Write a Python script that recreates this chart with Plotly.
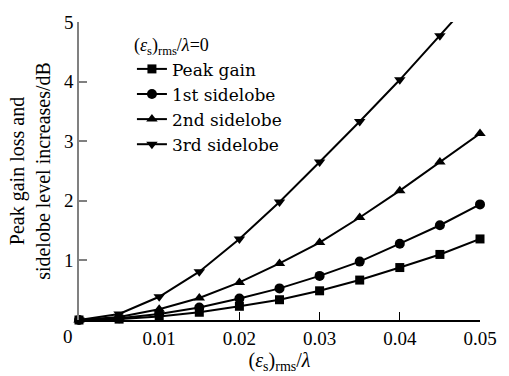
import plotly.graph_objects as go

x_vals = [0.0, 0.005, 0.01, 0.015, 0.02, 0.025, 0.03, 0.035, 0.04, 0.045, 0.05]
peak_gain = [0.0, 0.015, 0.06, 0.13, 0.23, 0.34, 0.49, 0.67, 0.88, 1.10, 1.36]
sidelobe1 = [0.0, 0.03, 0.10, 0.21, 0.36, 0.53, 0.74, 0.98, 1.28, 1.59, 1.94]
sidelobe2 = [0.0, 0.05, 0.18, 0.37, 0.63, 0.95, 1.30, 1.72, 2.17, 2.65, 3.13]
sidelobe3 = [0.0, 0.10, 0.39, 0.81, 1.36, 1.98, 2.65, 3.33, 4.03, 4.77, 5.52]

series_names = ["Peak gain", "1st sidelobe", "2nd sidelobe", "3rd sidelobe"]
x_ticks = [0.01, 0.02, 0.03, 0.04, 0.05]
x_ticktext = ["0.01", "0.02", "0.03", "0.04", "0.05"]
y_ticks = [1, 2, 3, 4, 5]

FONT = "Liberation Serif"
LEG_FONT = "DejaVu Serif"
FS = 19

fig = go.Figure()
specs = [
    (peak_gain, "square", 9, False),
    (sidelobe1, "circle", 10, False),
    (sidelobe2, "triangle-up", 10, False),
    (sidelobe3, "triangle-down", 10, True),
]
for name, (ys, sym, sz, clip) in zip(series_names, specs):
    fig.add_trace(go.Scatter(
        x=x_vals, y=ys, name=name, mode="lines+markers",
        line=dict(color="black", width=2),
        marker=dict(symbol=sym, size=sz, color="black"),
        cliponaxis=clip,
    ))

fig.update_layout(
    width=509, height=376,
    margin=dict(l=79, r=18, t=13, b=55),
    paper_bgcolor="white", plot_bgcolor="white",
    font=dict(family=FONT, size=FS, color="black"),
    showlegend=True,
    legend=dict(
        x=0.132, y=0.98, xanchor="left", yanchor="top",
        bgcolor="rgba(0,0,0,0)", borderwidth=0,
        itemwidth=30, tracegroupgap=0,
        font=dict(family=LEG_FONT, size=17, color="black"),
        title=dict(text="(<i>ε</i><sub>s</sub>)<sub>rms</sub>/<i>λ</i>=0",
                   font=dict(family=FONT, size=18, color="black"), side="top"),
    ),
    xaxis=dict(
        range=[0, 0.05], tickvals=x_ticks, ticktext=x_ticktext,
        ticks="inside", ticklen=8, tickcolor="black", tickwidth=1,
        showline=True, linecolor="black", linewidth=1.5,
        showgrid=False, zeroline=False,
        tickfont=dict(family=FONT, size=FS, color="black"),
        title=dict(text="(<i>ε</i><sub>s</sub>)<sub>rms</sub>/<i>λ</i>",
                   font=dict(family=FONT, size=20, color="black"), standoff=1),
    ),
    yaxis=dict(
        range=[0, 5], tickvals=y_ticks,
        ticks="inside", ticklen=8, tickcolor="#808080", tickwidth=1.5,
        showline=True, linecolor="#808080", linewidth=1.5,
        showgrid=False, zeroline=False,
        tickfont=dict(family=FONT, size=FS, color="black"),
        title=dict(text="Peak gain loss and<br>sidelobe level increases/dB",
                   font=dict(family=FONT, size=20, color="black"), standoff=8),
    ),
    annotations=[dict(
        x=0, y=0, xref="x", yref="y", text="0", showarrow=False,
        xanchor="right", yanchor="top", xshift=-4, yshift=-4,
        font=dict(family=FONT, size=FS, color="black"),
    )],
)

fig.write_html("out.html")
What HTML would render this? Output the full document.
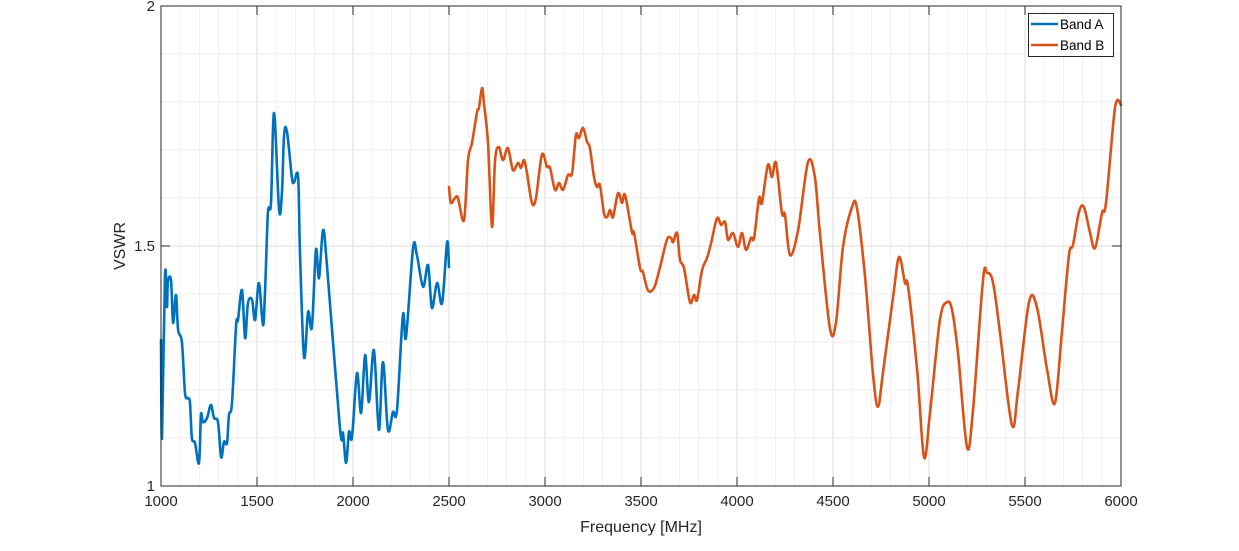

● **Problem**: Scan the material above. Copy each line that holds the word "this".

● **Task output**:
Write a Python script that recreates this chart with Plotly.
What HTML would render this? Output the full document.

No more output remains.